Abstract
Purpose :
Human adenovirus (HAdV) is an important cause of respiratory, ocular, and enteric disease. HAdVs are small non-enveloped viruses classified into seven species, A-G, and 90 types. Ocular infection by select viruses within human adenovirus species D (HAdV-D), in particular, types 8, 37, 53, 54, 56, and 64 causes epidemic keratoconjunctivitis (EKC), otherwise known as “pink eye”. EKC is a severe, and hyperacute ocular surface infection, associated with prolonged and/or recurrent keratitis in up to one-third of cases. To date there is no treatment for this infection. An in depth understanding of the molecular mechanisms during infection can help to design targeted therapy in the future.
Methods :
The viral coat protein pIIIa is involved in genome packaging and maturation, and the majority of the pIIIa monomer is localized to the outer surface of the virion. Using an inducible expression system for pIIIa at near endogenous levels after infection, affinity purification and LC-MS/MS analysis were employed to identify binding partners. CRAPome database analysis and SAINT probability were used to score true protein interactions and remove background contaminants. Targeted knock downs, immunoprecipitation and Western blots assays were performed to confirm and analyze putative interactions.
Results :
We identified new potential interactions of pIIIa with the host proteins, USP9X and RANBP2. This was validated by reciprocal co-immunoprecipitation in induced and natural infections. RANBP2 expression increased with pIIIa induction in a dose dependent manner. Also, pIIIa interaction with RANBP2 was decreased by treatment with Leptomycin B, an inhibitor of the nuclear export receptor, CRM1 that also interacts with RANBP2. These observation was verified by CRM1 siRNA knockdown.
Conclusions :
Upon entry, viruses hijack host cellular machinery for virus-specific functions, and many such virus-host interactions remain poorly characterized. Here we show interaction between the host proteins, USP9X and RANBP2 with pIIIa.

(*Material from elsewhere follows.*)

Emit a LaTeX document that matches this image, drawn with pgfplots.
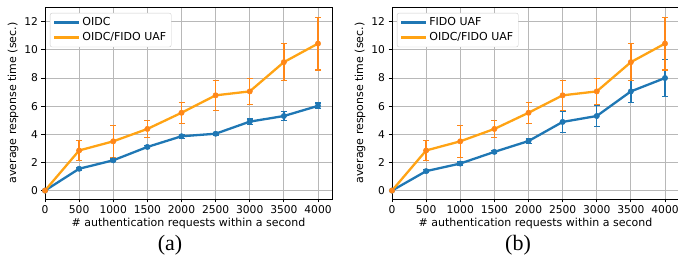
\documentclass[border=0pt]{standalone}
\usepackage{pgfplots}
\pgfplotsset{compat=1.18}
\usepackage{fontspec}
\setmainfont{DejaVu Sans}
\newfontfamily\serifcap{Liberation Serif}
\definecolor{mblue}{RGB}{31,119,180}
\definecolor{morange}{RGB}{255,163,20}
\definecolor{morangedk}{RGB}{255,135,25}

\pgfplotstableread{
x y e
0 0 0
500 1.55 0.1
1000 2.15 0.1
1500 3.10 0.12
2000 3.86 0.15
2500 4.04 0.1
3000 4.90 0.18
3500 5.30 0.3
4000 6.02 0.2
}\oidc

\pgfplotstableread{
x y e
0 0 0
500 2.85 0.70
1000 3.50 1.13
1500 4.38 0.60
2000 5.53 0.75
2500 6.77 1.07
3000 7.05 0.93
3500 9.13 1.31
4000 10.45 1.87
}\both

\pgfplotstableread{
x y e
0 0 0
500 1.38 0.1
1000 1.92 0.1
1500 2.75 0.1
2000 3.52 0.15
2500 4.88 0.74
3000 5.30 0.75
3500 7.05 0.77
4000 8.00 1.31
}\fido

\pgfplotsset{
 myaxis/.style={
  scale only axis, width=287pt, height=192pt,
  xmin=0, xmax=4205, ymin=-0.6, ymax=13.05,
  xtick={0,500,...,4000}, ytick={0,2,...,12},
  grid=major, grid style={black!28, line width=0.8pt},
  axis line style={line width=0.8pt},
  tick align=outside, tick pos=left, major tick length=3.5pt,
  tick style={black, line width=0.8pt},
  /pgf/number format/assume math mode=true,
  /pgf/number format/1000 sep={},
  ticklabel style={font=\fontsize{10.7}{12}\selectfont},
  label style={font=\fontsize{11}{13}\selectfont},
  xlabel={\# authentication requests within a second},
  ylabel={average response time (sec.)},
  xlabel style={yshift=3pt},
  ylabel style={yshift=-1pt},
  legend style={at={(0.017,0.969)}, anchor=north west, draw=black!20, rounded corners=2pt,
    font=\fontsize{11}{13}\selectfont, inner xsep=3pt, inner ysep=2.5pt, row sep=1.5pt,
    cells={anchor=west}},
  legend image code/.code={\draw[##1,mark=none,line width=2.3pt] (0pt,0pt) -- (25pt,0pt);},
 },
 blueplot/.style={mblue, line width=2.3pt, mark=*, mark size=2.7pt, mark options={fill=mblue, draw=mblue, line width=0.5pt},
   error bars/.cd, y dir=both, y explicit,
   error bar style={mblue, line width=1.3pt},
   error mark options={rotate=90, mblue, mark size=3pt, line width=1.3pt}},
 orangeplot/.style={morange, line width=2.3pt, mark=*, mark size=2.7pt, mark options={fill=morangedk, draw=morangedk, line width=0.5pt},
   error bars/.cd, y dir=both, y explicit,
   error bar style={morangedk, line width=1.3pt},
   error mark options={rotate=90, morangedk, mark size=3pt, line width=1.3pt}},
}

\begin{document}
\begin{tikzpicture}[x=1pt,y=1pt]
\begin{axis}[myaxis, at={(45pt,58pt)}, anchor=south west]
\addplot[blueplot] table[x=x,y=y,y error=e] {\oidc};
\addlegendentry{OIDC}
\addplot[orangeplot] table[x=x,y=y,y error=e] {\both};
\addlegendentry{OIDC/FIDO UAF}
\end{axis}
\begin{axis}[myaxis, at={(392pt,58pt)}, anchor=south west]
\addplot[blueplot] table[x=x,y=y,y error=e] {\fido};
\addlegendentry{FIDO UAF}
\addplot[orangeplot] table[x=x,y=y,y error=e] {\both};
\addlegendentry{OIDC/FIDO UAF}
\end{axis}
\node[font=\serifcap\fontsize{22}{26}\selectfont] at (170pt,12pt) {(a)};
\node[font=\serifcap\fontsize{22}{26}\selectfont] at (518pt,12pt) {(b)};
\pgfresetboundingbox
\path (0pt,0pt) rectangle (678pt,257pt);
\end{tikzpicture}
\end{document}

We hypothesize that pIIIa recruits USP9X, a deubiquitinase, to prevent proteasomal degradation of RANBP2. Application of our methodology to other viral proteins may lead to identification of previously unknown functions for both viral and host encoded proteins during viral infection.
This abstract was presented at the 2019 ARVO Annual Meeting, held in Vancouver, Canada, April 28 - May 2, 2019.